Inaugural REI Author Meets Critic events held
UNIVERSITY PARK, Pa. — The Rock Ethics Institute (REI) recently conducted the first two events in its Author Meets Critics series.
Featuring critical analyses of new books by REI Core Faculty Jonathan H. Marks and Hil Malatino, Author Meets Critics events allow authors to receive critical commentary about their work from experts in their fields in front of a live audience.
Clarence Lang, Susan Welch Dean of the College of the Liberal Arts, welcomed a near-capacity crowd to 110 Henderson Building to consider Marks’ book “The Perils of Partnership: Industry Influence, Institutional Integrity, and Public Health.” As public health agencies try to solve some of our most challenging public health problems by partnering with corporations responsible for creating or exacerbating those problems, Marks questions the efficacy and ethicality those partnership paradigms in “The Perils of Partnership.”
Lisa M. Lee, Associate Vice President for Scholarly Integrity and Research Compliance at Virginia Tech and former executive director of President Obama’s Bioethics Commission, as well as Leland Glenna, professor of rural sociology and science, technology, and society at Penn State, offered critical commentary.
Marks is director of the Bioethics Program and professor of Bioethics, Humanities, Law and Philosophy. The entire discussion can be seen here on the Rock Ethics Institute YouTube channel.
Hil Malatino — assistant professor of Women’s, Gender, and Sexuality Studies in Penn State’s College of the Liberal Arts and research associate in the Rock Ethics Institute — and critics Amanda Swarr and Tim Johnston considered Malatino’s book “Queer Embodiment: Monstrosity, Medical Violence, and Intersex Experience.”

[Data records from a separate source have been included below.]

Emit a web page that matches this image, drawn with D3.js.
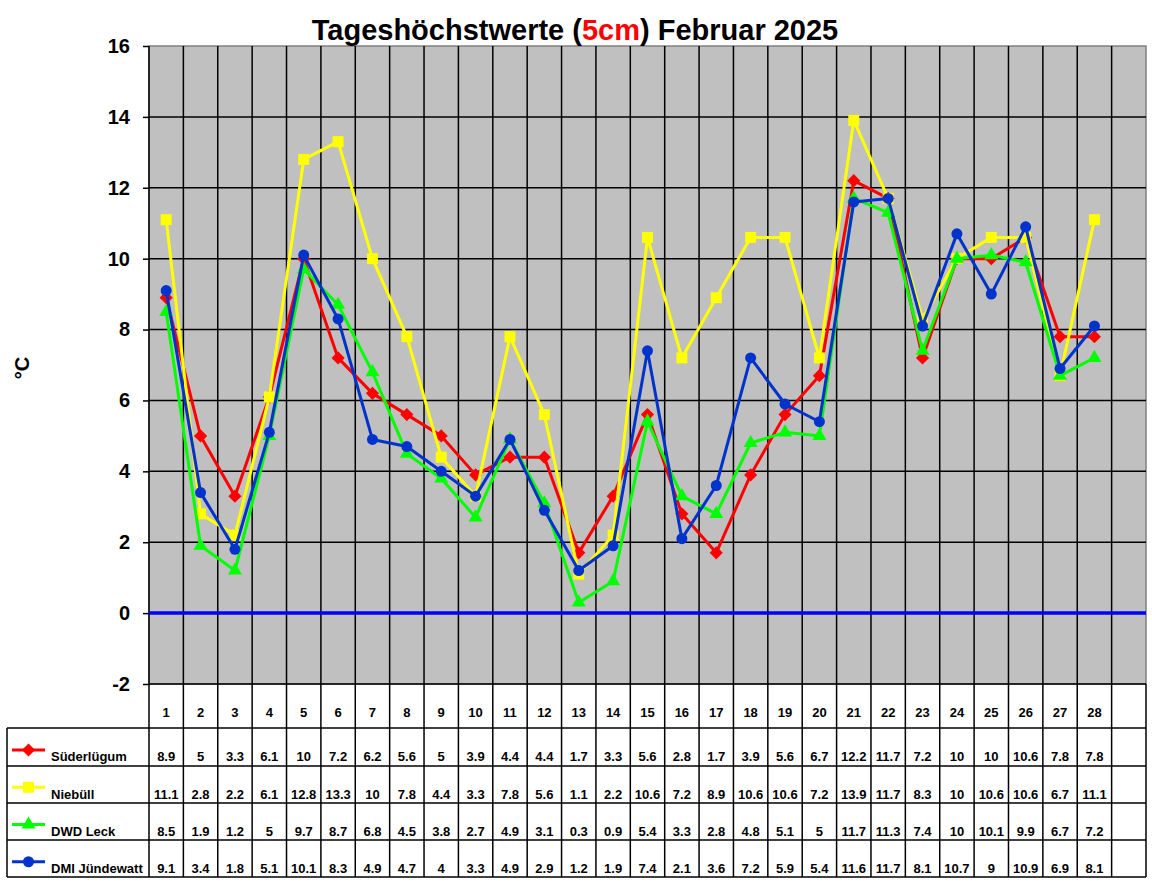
<!DOCTYPE html>
<html lang="de">
<head>
<meta charset="UTF-8">
<title>Tageshöchstwerte (5cm) Februar 2025</title>
<script src="https://cdn.jsdelivr.net/npm/d3@7"></script>
<style>
    body { margin: 0; background: #fff; }
    text { font-family: "Liberation Sans", Arial, sans-serif; font-weight: bold; }
</style>
</head>
<body>
<script>
// data
const days = d3.range(1, 29).map(String);
const cols = days.concat([""]);   // the chart has one empty column at the end
const seriesNames = ["Süderlügum", "Niebüll", "DWD Leck", "DMI Jündewatt"];
const suederluegum = [8.9, 5, 3.3, 6.1, 10, 7.2, 6.2, 5.6, 5, 3.9, 4.4, 4.4, 1.7, 3.3, 5.6, 2.8, 1.7, 3.9, 5.6, 6.7, 12.2, 11.7, 7.2, 10, 10, 10.6, 7.8, 7.8];
const niebuell = [11.1, 2.8, 2.2, 6.1, 12.8, 13.3, 10, 7.8, 4.4, 3.3, 7.8, 5.6, 1.1, 2.2, 10.6, 7.2, 8.9, 10.6, 10.6, 7.2, 13.9, 11.7, 8.3, 10, 10.6, 10.6, 6.7, 11.1];
const dwdLeck = [8.5, 1.9, 1.2, 5, 9.7, 8.7, 6.8, 4.5, 3.8, 2.7, 4.9, 3.1, 0.3, 0.9, 5.4, 3.3, 2.8, 4.8, 5.1, 5, 11.7, 11.3, 7.4, 10, 10.1, 9.9, 6.7, 7.2];
const dmi = [9.1, 3.4, 1.8, 5.1, 10.1, 8.3, 4.9, 4.7, 4, 3.3, 4.9, 2.9, 1.2, 1.9, 7.4, 2.1, 3.6, 7.2, 5.9, 5.4, 11.6, 11.7, 8.1, 10.7, 9, 10.9, 6.9, 8.1];
const yTicks = [-2, 0, 2, 4, 6, 8, 10, 12, 14, 16];

const series = [
    { name: seriesNames[0], values: suederluegum, color: "#ff0000", symbol: d3.symbolDiamond2, size: 110 },
    { name: seriesNames[1], values: niebuell, color: "#ffff00", symbol: d3.symbolSquare, size: 121 },
    { name: seriesNames[2], values: dwdLeck, color: "#00ff00", symbol: d3.symbolTriangle, size: 85 },
    { name: seriesNames[3], values: dmi, color: "#0033cc", symbol: d3.symbolCircle, size: 95 }
];

const width = 1152, height = 882;
const plot = { left: 149, right: 1146, top: 46, bottom: 684 };

const svg = d3.select("body").append("svg")
    .attr("width", width)
    .attr("height", height);

const x = d3.scaleBand().domain(cols).range([plot.left, plot.right]);
const y = d3.scaleLinear().domain([-2, 16]).range([plot.bottom, plot.top]);

// plot background
svg.append("rect")
    .attr("x", plot.left).attr("y", plot.top)
    .attr("width", plot.right - plot.left).attr("height", plot.bottom - plot.top)
    .attr("fill", "#c0c0c0")
    .attr("stroke", "#808080")
    .attr("stroke-width", 1.5);

// horizontal grid
svg.append("g").selectAll("line")
    .data(yTicks.filter(d => d > -2 && d < 16))
    .join("line")
    .attr("x1", plot.left).attr("x2", plot.right)
    .attr("y1", d => y(d)).attr("y2", d => y(d))
    .attr("stroke", "#000").attr("stroke-width", 1.5);

// vertical grid
const bounds = cols.map(c => x(c)).concat([plot.right]);
svg.append("g").selectAll("line")
    .data(bounds.slice(1, -1))
    .join("line")
    .attr("x1", d => d).attr("x2", d => d)
    .attr("y1", plot.top).attr("y2", plot.bottom)
    .attr("stroke", "#000").attr("stroke-width", 1.5);

svg.append("line")
    .attr("x1", plot.left).attr("x2", plot.left)
    .attr("y1", plot.top).attr("y2", plot.bottom)
    .attr("stroke", "#000").attr("stroke-width", 1.5);

// y axis
const yAxis = svg.append("g")
    .attr("transform", `translate(${plot.left},0)`)
    .call(d3.axisLeft(y).tickValues(yTicks).tickFormat(d => String(d)).tickSize(6).tickPadding(13));
yAxis.select(".domain").remove();
yAxis.selectAll(".tick line").attr("stroke", "#000").attr("stroke-width", 1.5);
yAxis.selectAll(".tick text")
    .style("font-family", "'Liberation Sans', Arial, sans-serif")
    .style("font-weight", "bold")
    .style("font-size", "20px")
    .attr("fill", "#000");

// zero line
svg.append("line")
    .attr("x1", plot.left).attr("x2", plot.right)
    .attr("y1", y(0)).attr("y2", y(0))
    .attr("stroke", "#0000ff").attr("stroke-width", 3.5);

// series
const line = d3.line()
    .x((d, i) => x(days[i]) + x.bandwidth() / 2)
    .y(d => y(d));

series.forEach(s => {
    const g = svg.append("g");
    g.append("path")
        .attr("d", line(s.values))
        .attr("fill", "none")
        .attr("stroke", s.color)
        .attr("stroke-width", 3)
        .attr("stroke-linejoin", "round");
    g.selectAll("path.m")
        .data(s.values)
        .join("path")
        .attr("class", "m")
        .attr("transform", (d, i) => `translate(${x(days[i]) + x.bandwidth() / 2},${y(d)})`)
        .attr("d", d3.symbol(s.symbol, s.size))
        .attr("fill", s.color);
});

// title
const title = svg.append("text")
    .attr("x", 575).attr("y", 40)
    .attr("text-anchor", "middle")
    .style("font-size", "29px");
title.append("tspan").text("Tageshöchstwerte (");
title.append("tspan").attr("fill", "#ff0000").text("5cm");
title.append("tspan").text(") Februar 2025");

// y label
svg.append("text")
    .attr("transform", "translate(29,368) rotate(-90)")
    .attr("text-anchor", "middle")
    .style("font-size", "20px")
    .text("°C");

// data table
const rowY = d3.scaleBand().domain(d3.range(4)).range([728, 877]);
const tableLeft = 7;
const tb = svg.append("g");

tb.selectAll("line.v")
    .data(bounds)
    .join("line")
    .attr("class", "v")
    .attr("x1", d => d).attr("x2", d => d)
    .attr("y1", plot.bottom).attr("y2", 877)
    .attr("stroke", "#000").attr("stroke-width", 1.5);
tb.append("line")
    .attr("x1", tableLeft).attr("x2", tableLeft)
    .attr("y1", 728).attr("y2", 877)
    .attr("stroke", "#000").attr("stroke-width", 1.5);
tb.selectAll("line.h")
    .data([728, 766, 803, 840, 877])
    .join("line")
    .attr("class", "h")
    .attr("x1", tableLeft).attr("x2", plot.right)
    .attr("y1", d => d).attr("y2", d => d)
    .attr("stroke", "#000").attr("stroke-width", 1.5);
tb.append("line")
    .attr("x1", plot.left).attr("x2", plot.right)
    .attr("y1", plot.bottom).attr("y2", plot.bottom)
    .attr("stroke", "#000").attr("stroke-width", 1.5);

// header numbers
tb.selectAll("text.day")
    .data(days)
    .join("text")
    .attr("class", "day")
    .attr("x", d => x(d) + x.bandwidth() / 2)
    .attr("y", 717)
    .attr("text-anchor", "middle")
    .style("font-size", "13px")
    .text(d => d);

series.forEach((s, r) => {
    const top = rowY(r);
    const bottom = top + rowY.bandwidth();
    // legend key
    tb.append("line")
        .attr("x1", 12).attr("x2", 45)
        .attr("y1", top + 22).attr("y2", top + 22)
        .attr("stroke", s.color).attr("stroke-width", 3);
    tb.append("path")
        .attr("transform", `translate(28.5,${top + 22})`)
        .attr("d", d3.symbol(s.symbol, s.size))
        .attr("fill", s.color);
    tb.append("text")
        .attr("x", 51).attr("y", bottom - 4)
        .style("font-size", "13px")
        .text(s.name);
    // values
    tb.selectAll(null)
        .data(s.values)
        .join("text")
        .attr("x", (d, i) => x(days[i]) + x.bandwidth() / 2)
        .attr("y", bottom - 4)
        .attr("text-anchor", "middle")
        .style("font-size", "13px")
        .text(d => d);
});
</script>
</body>
</html>
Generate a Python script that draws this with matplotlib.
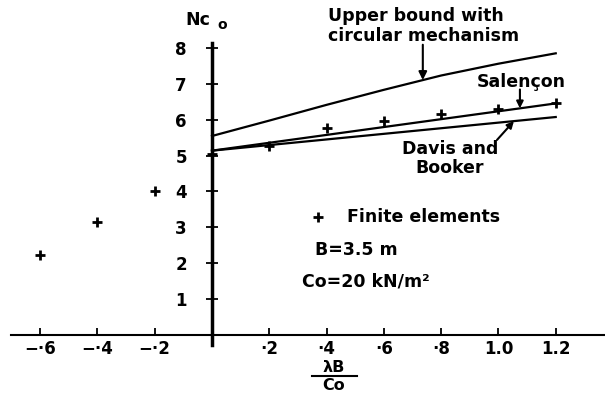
import numpy as np
import matplotlib
matplotlib.use("Agg")
import matplotlib.pyplot as plt

plt.rcParams['font.family'] = ['DejaVu Sans']
plt.rcParams['font.weight'] = 'bold'

# finite element results
fe_x = [-0.6, -0.4, -0.2, 0.0, 0.2, 0.4, 0.6, 0.8, 1.0, 1.2]
fe_nc = [2.22, 3.14, 4.00, 5.04, 5.28, 5.76, 5.98, 6.16, 6.30, 6.48]

# upper bound, circular mechanism
ub_x = [0.0, 0.2, 0.4, 0.6, 0.8, 1.0, 1.2]
ub_nc = [5.55, 5.98, 6.42, 6.84, 7.24, 7.57, 7.86]

# Salencon
sal_x = [0.0, 1.2]
sal_nc = [5.14, 6.46]

# Davis and Booker
db_x = [0.0, 1.2]
db_nc = [5.14, 6.08]

xticks = [-0.6, -0.4, -0.2, 0.2, 0.4, 0.6, 0.8, 1.0, 1.2]
xticklabels = ['−·6', '−·4', '−·2', '·2', '·4', '·6', '·8', '1.0', '1.2']
yticks = [0, 1, 2, 3, 4, 5, 6, 7, 8]
yticklabels = ['', '1', '2', '3', '4', '5', '6', '7', '8']

fig = plt.figure(figsize=(6.05, 3.94), dpi=100)
ax = fig.add_axes([0, 0, 1, 1])
ax.set_xlim(-0.74, 1.372)
ax.set_ylim(-1.66, 9.35)

ax.plot(ub_x, ub_nc, color='black', lw=1.6)
ax.plot(sal_x, sal_nc, color='black', lw=1.6)
ax.plot(db_x, db_nc, color='black', lw=1.6)
ax.plot(fe_x, fe_nc, ls='none', marker='+', ms=7, mew=2, color='black')

# axes through the origin
for s in ['top', 'right']:
    ax.spines[s].set_visible(False)
ax.spines['left'].set_position(('data', 0))
ax.spines['bottom'].set_position(('data', 0))
ax.spines['left'].set_bounds(-0.3, 8.15)
ax.spines['bottom'].set_bounds(-0.7, 1.372)
ax.spines['left'].set_linewidth(2.5)
ax.spines['bottom'].set_linewidth(1.5)

ax.set_xticks(xticks)
ax.set_xticklabels(xticklabels)
ax.set_yticks(yticks)
ax.set_yticklabels(yticklabels)
ax.tick_params(axis='x', direction='in', length=5, width=1.3, pad=4, labelsize=12)
ax.tick_params(axis='y', direction='inout', length=8, width=1.3, pad=14, labelsize=12)
for lab in ax.get_xticklabels() + ax.get_yticklabels():
    lab.set_fontweight('bold')

tk = dict(fontsize=12.5, fontweight='bold', color='black')
ax.text(-0.05, 8.79, 'Nc', ha='center', va='center', **tk)
ax.text(0.035, 8.66, 'o', ha='center', va='center', fontsize=10, fontweight='bold')

ax.text(0.74, 8.62, 'Upper bound with\ncircular mechanism', ha='center', va='center',
        multialignment='left', linespacing=1.15, **tk)
xa = 0.736
ax.annotate('', xy=(xa, np.interp(xa, ub_x, ub_nc)), xytext=(xa, 8.1),
            arrowprops=dict(arrowstyle='-|>', color='black', lw=1.5, mutation_scale=12,
                            shrinkA=0, shrinkB=0))

ax.text(1.079, 7.06, 'Salençon', ha='center', va='center', **tk)
xs = 1.075
ax.annotate('', xy=(xs, np.interp(xs, sal_x, sal_nc)), xytext=(xs, 6.85),
            arrowprops=dict(arrowstyle='-|>', color='black', lw=1.5, mutation_scale=10,
                            shrinkA=0, shrinkB=0))

ax.text(0.83, 4.92, 'Davis and\nBooker', ha='center', va='center',
        linespacing=1.05, **tk)
xd = 1.054
ax.annotate('', xy=(xd, np.interp(xd, db_x, db_nc)), xytext=(0.995, 5.44),
            arrowprops=dict(arrowstyle='-|>', color='black', lw=1.5, mutation_scale=10,
                            shrinkA=0, shrinkB=0))

ax.plot([0.37], [3.28], ls='none', marker='+', ms=7, mew=2, color='black')
ax.text(0.47, 3.28, 'Finite elements', ha='left', va='center', **tk)
ax.text(0.36, 2.37, 'B=3.5 m', ha='left', va='center', **tk)
ax.text(0.315, 1.47, 'Co=20 kN/m²', ha='left', va='center', **tk)

# x axis label as a fraction
fr = dict(fontsize=11.5, fontweight='bold', color='black')
ax.text(0.426, -0.92, 'λB', ha='center', va='center', **fr)
ax.plot([0.35, 0.505], [-1.16, -1.16], color='black', lw=1.5, clip_on=False)
ax.text(0.426, -1.42, 'Co', ha='center', va='center', **fr)

fig.savefig('out.png', dpi=100)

Swarr is associate professor of Gender, Women, and Sexuality Studies at the University of Washington. Johnston is director of national projects at SAGE|Advocacy & Services for LGBT Elders.
Merging critical theory, autobiography and sexological archival research, “Queer Embodiment” provides insight into what it means, and has meant, to have a legible body in the West. The book combines personal accounts and archival evidence on the medical, scientific, and philosophical discourse on intersexuality underlying our contemporary understanding of sexed selfhood requires theoretical and ethical reconsideration in order to facilitate understanding gender anew as an intra-active and continually differentiating process of becoming that exceeds and undoes restrictive binary logic.
In addition to the Rock Ethics Institute, Malatino’s presentation was co-sponsored by the Department of Women’s Gender and Sexuality Studies, the College of Health and Human Development and the Bioethics Program.
Marks’ presentation was co-sponsored by the Bioethics Program, the Department of Philosophy, the School of Public Policy, the College of the Liberal Arts, the College of Health and Human Development, Penn State Law and School of International Affairs and the Huck Institutes of the Life Sciences.